From the first line of the listing below to the line with "const FRAME = '#383838';", print each line exactly, and nothing more. Leave out the pictures.

══════════

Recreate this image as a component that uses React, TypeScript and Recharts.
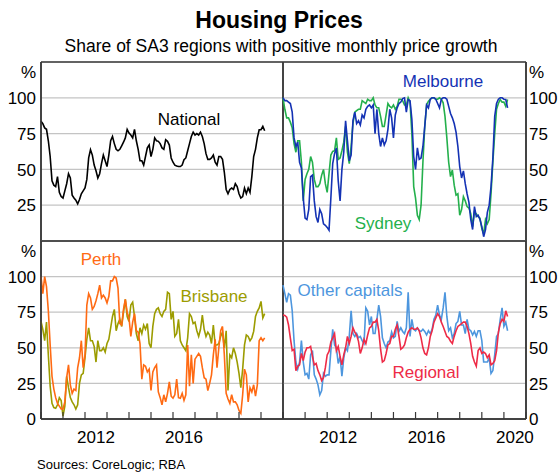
import React from 'react';
import { LineChart, Line, XAxis, YAxis, CartesianGrid, ReferenceLine } from 'recharts';

const FONT = "'Liberation Sans', Arial, Helvetica, sans-serif";
const W = 558;
const H = 475;
const FRAME = '#383838';

// monthly observations, starting January 2010
const START_YEAR = 2010;
const yearTicks = [2010, 2011, 2012, 2013, 2014, 2015, 2016, 2017, 2018, 2019, 2020, 2021];
const leftYearLabels = [2012, 2016];
const rightYearLabels = [2012, 2016, 2020];
const yTicksTop = [25, 50, 75, 100, 125];
const yTicksBottom = [0, 25, 50, 75, 100, 125];

const national = [
  83.6, 82, 79, 78, 70, 59, 42, 39, 38, 45,
  34, 31, 30, 35, 40, 47, 44, 32, 30, 28.5,
  26, 29, 33, 35, 37, 43, 58, 63.7, 60, 53,
  49, 44, 47, 54, 60, 56, 52, 60, 70, 73,
  68, 64, 63, 64, 66.5, 69, 72, 78, 75.4, 74,
  72, 78, 70, 64, 56, 56, 53, 59, 65, 67,
  59, 64, 72, 70, 69.6, 68, 65, 64, 70.7, 69.6,
  67, 58, 55, 53, 52.4, 52, 52, 53, 56.7, 58,
  63, 68, 73, 76, 74, 75, 74, 76, 73, 68,
  61, 57, 57, 58, 60, 55, 53, 59, 59, 57,
  48, 36, 33, 36, 37, 36, 40, 38, 33, 30,
  31, 37, 33, 37, 34, 45, 59, 64, 72, 77.7,
  77.7, 80, 77,
];

const melbourne = [
  100, 98, 98, 97, 96, 90, 72, 66, 69, 55,
  51, 30, 16, 15, 22, 45, 46, 28, 17, 13,
  22, 19, 12, 11, 9.5, 7.5, 30, 54, 61, 65,
  42, 28, 50, 62, 84, 70, 56, 60, 84, 90,
  82, 84, 81, 88, 86, 92, 94, 95, 93, 95,
  75, 92, 75, 66, 72, 67, 70, 78, 92, 86,
  72, 88, 93, 96, 97, 99.5, 100, 90, 98.8, 98,
  85, 59, 50, 65, 57, 58, 66, 80, 95, 93,
  99, 100, 100, 99, 96, 93, 99, 100, 100, 99,
  94, 89, 86, 82, 76, 66, 52, 44, 49, 40,
  33, 27, 15, 8, 24, 17, 18, 15, 10, 3,
  8, 20, 25, 38, 58, 87, 96, 99, 100, 100,
  99, 98.8, 93,
];

const sydney = [
  100, 92, 86, 86, 83, 79, 68, 62, 70, 70,
  55, 28, 43, 47, 50, 59, 55, 43, 38, 38,
  40, 46, 50, 40, 34, 47, 60, 62.5, 63, 72,
  57, 58, 63, 69, 80, 62, 54, 66, 82, 90,
  91, 92, 92, 98, 97, 96, 99, 98, 98, 100,
  95, 93, 93, 87, 80, 80, 88, 96, 94, 93,
  95, 92, 94, 99, 99, 98, 95, 95, 100, 97,
  75, 38, 30, 18, 15, 25, 55, 80, 95, 97.7,
  99, 100, 100, 99, 99, 100, 99, 96.5, 87, 72,
  55, 45, 49.6, 39, 32, 33, 18, 22, 31, 28,
  24, 23, 19, 10, 20, 19, 17, 16, 8.7, 5,
  15, 12, 15, 33, 55, 75, 92, 96, 98.8, 97,
  97, 94, 98.8,
];

const perth = [
  100, 88, 100, 93, 76, 52, 30, 21, 15, 11,
  9, 7, 7, 12, 29, 38, 24, 18, 21, 20,
  36, 43, 55, 36, 45, 80, 88, 85, 77, 79,
  83, 88, 94, 85, 87, 85, 81.5, 86, 97, 97,
  100, 99, 92, 67, 66, 77, 84, 75, 71, 58,
  68, 74, 62, 61, 53, 28, 38, 37, 33, 35,
  20, 33, 36, 38, 19, 15, 10, 17, 12, 18,
  26, 16, 14.6, 17, 28, 15, 14.6, 18, 13, 17,
  52, 23, 45, 25, 42, 44, 46, 44, 36, 29,
  28, 20, 25, 31, 45, 56, 36, 50, 62, 65,
  45, 18, 14, 11, 17, 12, 12, 10, 6, 4,
  17, 35, 31, 12, 22, 19, 24, 16, 24, 55,
  57, 55, 57,
];

const brisbane = [
  68.5, 63, 55, 68, 45, 23, 11, 8, 7.5, 10,
  15, 13, 2, 9, 30, 22, 15, 12, 10, 7,
  10, 25, 31, 32, 43, 56, 64, 55, 55, 51,
  40, 55, 48, 48, 50, 47, 53, 56, 64, 72,
  77, 62, 67, 70, 65, 75, 84, 72, 68.5, 80,
  82, 72, 60, 55, 64, 60, 66, 63, 67, 53,
  50, 65, 74, 77, 78, 74, 72, 75.6, 77, 89,
  88, 70, 75.6, 58, 60, 70, 55, 52, 50, 48,
  57, 74, 72, 67, 68, 62, 58, 63, 73, 63,
  58, 61, 59, 53, 66, 52, 52, 53, 58, 61,
  50, 62, 20, 45, 43, 50, 46, 40, 32, 22,
  35, 52, 59, 58, 55, 57, 61.5, 72, 75.6, 78,
  82.6, 71, 74,
];

const otherCapitals = [
  94, 88, 82, 88, 87, 76, 55, 40, 35, 40,
  55, 40, 31, 32, 28, 45, 48, 31, 28, 24,
  17, 20, 32, 30, 31, 31, 48, 63, 52, 50,
  39, 44, 30, 42.7, 50, 48, 58, 76, 60, 58,
  60, 57, 58, 55, 53, 78, 75.6, 66, 72, 60,
  60, 70, 80, 72, 57, 53, 50, 54, 55, 61,
  57, 58, 68.5, 61.5, 64, 61.5, 60, 64, 89, 58,
  70, 63, 62, 64, 62, 61.5, 63, 61.5, 59, 62,
  60, 63, 70, 73, 80, 73, 70, 78, 89, 72,
  62, 64, 57, 60, 67, 68.5, 75.6, 66, 66, 60,
  70, 63, 62, 59, 61.5, 58, 62, 62, 55, 40,
  40, 40, 42.7, 32, 34, 45, 58, 60, 70, 78,
  65, 68, 62,
];

const regional = [
  73, 72.7, 71.5, 66, 56.8, 48, 49, 34, 37, 38,
  46, 41, 47, 50, 50, 51, 44, 38, 39, 34,
  31, 27, 29, 36, 45, 47.4, 54, 57, 60, 48,
  51, 44, 38, 45, 50, 58, 53, 58, 64, 61,
  59, 54.5, 46, 50, 56, 53, 59, 64, 65, 68,
  68, 70, 62, 49, 40, 41, 46, 52, 53, 58,
  58, 63, 66, 58, 49, 50, 52, 57, 61, 63,
  64, 63, 63, 64, 62, 57, 50, 46, 45, 50,
  58, 62, 68, 71, 74, 72, 68, 65, 61.5, 58,
  57, 54.5, 53, 58, 62, 65, 66, 67, 68, 68,
  65, 60, 53, 44, 40, 37, 48, 49.8, 46, 47,
  46, 43, 45, 38, 39, 41, 48, 61, 67, 70,
  68.5, 76, 72,
];

const COLORS = {
  national: '#000000',
  melbourne: '#1432b4',
  sydney: '#24b04c',
  perth: '#ff6a13',
  brisbane: '#9c9c00',
  otherCapitals: '#4d96de',
  regional: '#ee2b47',
};

function monthly(series: Record<string, number[]>) {
  const keys = Object.keys(series);
  const n = series[keys[0]].length;
  return Array.from({ length: n }, (_, i) => {
    const row: Record<string, number> = { t: START_YEAR + i / 12 };
    keys.forEach((k) => {
      row[k] = series[k][i];
    });
    return row;
  });
}

function YTick(props: any) {
  const { x, y, payload, side } = props;
  const isUnit = payload.value === 125;
  return (
    <text
      x={x}
      y={isUnit ? y + 10 : y}
      dy="0.36em"
      textAnchor={side === 'left' ? 'end' : 'start'}
      fontSize={17}
      fontFamily={FONT}
      fill="#000"
    >
      {isUnit ? '%' : payload.value}
    </text>
  );
}

function XTick(props: any) {
  const { x, y, payload, labels } = props;
  return (
    <g>
      <line x1={x} x2={x} y1={y} y2={y - 7} stroke={FRAME} strokeWidth={1.2} />
      {labels.includes(payload.value) && (
        <text x={x + 11} y={y + 24} textAnchor="middle" fontSize={17} fontFamily={FONT} fill="#000">
          {payload.value}
        </text>
      )}
    </g>
  );
}

type PanelProps = {
  data: Record<string, number>[];
  series: { key: string; color: string }[];
  side: 'left' | 'right';
  bottom: boolean;
};

function Panel({ data, series, side, bottom }: PanelProps) {
  const margin = {
    top: bottom ? 241 : 62,
    bottom: bottom ? H - 419 - 30 : H - 241,
    left: side === 'left' ? 1 : 283,
    right: side === 'left' ? W - 283 : 0,
  };
  const frame = { stroke: FRAME, strokeWidth: 1.5 };
  return (
    <LineChart
      width={W}
      height={H}
      data={data}
      margin={margin}
      style={{ position: 'absolute', left: 0, top: 0 }}
    >
      <CartesianGrid vertical={false} stroke="#c4c4c4" strokeWidth={1.2} />
      <XAxis
        dataKey="t"
        type="number"
        domain={[2010, 2021]}
        ticks={yearTicks}
        interval={0}
        hide={!bottom}
        height={30}
        tickSize={0}
        tickMargin={0}
        tickLine={false}
        axisLine={frame}
        tick={<XTick labels={side === 'left' ? leftYearLabels : rightYearLabels} />}
      />
      <YAxis
        orientation={side}
        width={side === 'left' ? 40 : 32}
        type="number"
        domain={[0, 125]}
        ticks={bottom ? yTicksBottom : yTicksTop}
        interval={0}
        tickSize={0}
        tickMargin={side === 'left' ? 5 : 3}
        tickLine={false}
        axisLine={frame}
        tick={<YTick side={side} />}
      />
      <ReferenceLine y={125} {...frame} />
      <ReferenceLine y={0} {...frame} />
      <ReferenceLine x={2010} {...frame} />
      <ReferenceLine x={2021} {...frame} />
      {series.map((s) => (
        <Line
          key={s.key}
          type="linear"
          dataKey={s.key}
          stroke={s.color}
          strokeWidth={1.6}
          dot={false}
          isAnimationActive={false}
        />
      ))}
    </LineChart>
  );
}

function Label({ x, y, color, size = 17, bold = false, children }: any) {
  return (
    <div
      style={{
        position: 'absolute',
        left: x,
        top: y,
        transform: 'translate(-50%, -50%)',
        whiteSpace: 'nowrap',
        lineHeight: 1,
        fontSize: size,
        fontWeight: bold ? 700 : 400,
        color,
      }}
    >
      {children}
    </div>
  );
}

export default function App() {
  const nationalData = monthly({ national });
  const bigCities = monthly({ sydney, melbourne });
  const resources = monthly({ brisbane, perth });
  const rest = monthly({ otherCapitals, regional });

  return (
    <div
      style={{
        position: 'absolute',
        left: 0,
        top: 0,
        width: W,
        height: H,
        background: '#fff',
        fontFamily: FONT,
        overflow: 'hidden',
      }}
    >
      <Panel data={nationalData} series={[{ key: 'national', color: COLORS.national }]} side="left" bottom={false} />
      <Panel
        data={bigCities}
        series={[
          { key: 'sydney', color: COLORS.sydney },
          { key: 'melbourne', color: COLORS.melbourne },
        ]}
        side="right"
        bottom={false}
      />
      <Panel
        data={resources}
        series={[
          { key: 'brisbane', color: COLORS.brisbane },
          { key: 'perth', color: COLORS.perth },
        ]}
        side="left"
        bottom
      />
      <Panel
        data={rest}
        series={[
          { key: 'otherCapitals', color: COLORS.otherCapitals },
          { key: 'regional', color: COLORS.regional },
        ]}
        side="right"
        bottom
      />

      <Label x={279} y={20} size={23} bold color="#000">Housing Prices</Label>
      <Label x={281} y={47} size={17.5} color="#000">Share of SA3 regions with positive monthly price growth</Label>

      <Label x={189} y={119} color={COLORS.national}>National</Label>
      <Label x={443} y={81} color={COLORS.melbourne}>Melbourne</Label>
      <Label x={383} y={223} color={COLORS.sydney}>Sydney</Label>
      <Label x={101} y={259} color={COLORS.perth}>Perth</Label>
      <Label x={214} y={296} color={COLORS.brisbane}>Brisbane</Label>
      <Label x={350} y={290} color={COLORS.otherCapitals}>Other capitals</Label>
      <Label x={426} y={372} color={COLORS.regional}>Regional</Label>

      <div style={{ position: 'absolute', left: 37, top: 458, fontSize: 13, lineHeight: 1, whiteSpace: 'nowrap' }}>
        Sources: CoreLogic; RBA
      </div>
    </div>
  );
}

══════════

* The reply:
Recreate this image as a component that uses React, TypeScript and Recharts.
import React from 'react';
import { LineChart, Line, XAxis, YAxis, CartesianGrid, ReferenceLine } from 'recharts';

const FONT = "'Liberation Sans', Arial, Helvetica, sans-serif";
const W = 558;
const H = 475;
const FRAME = '#383838';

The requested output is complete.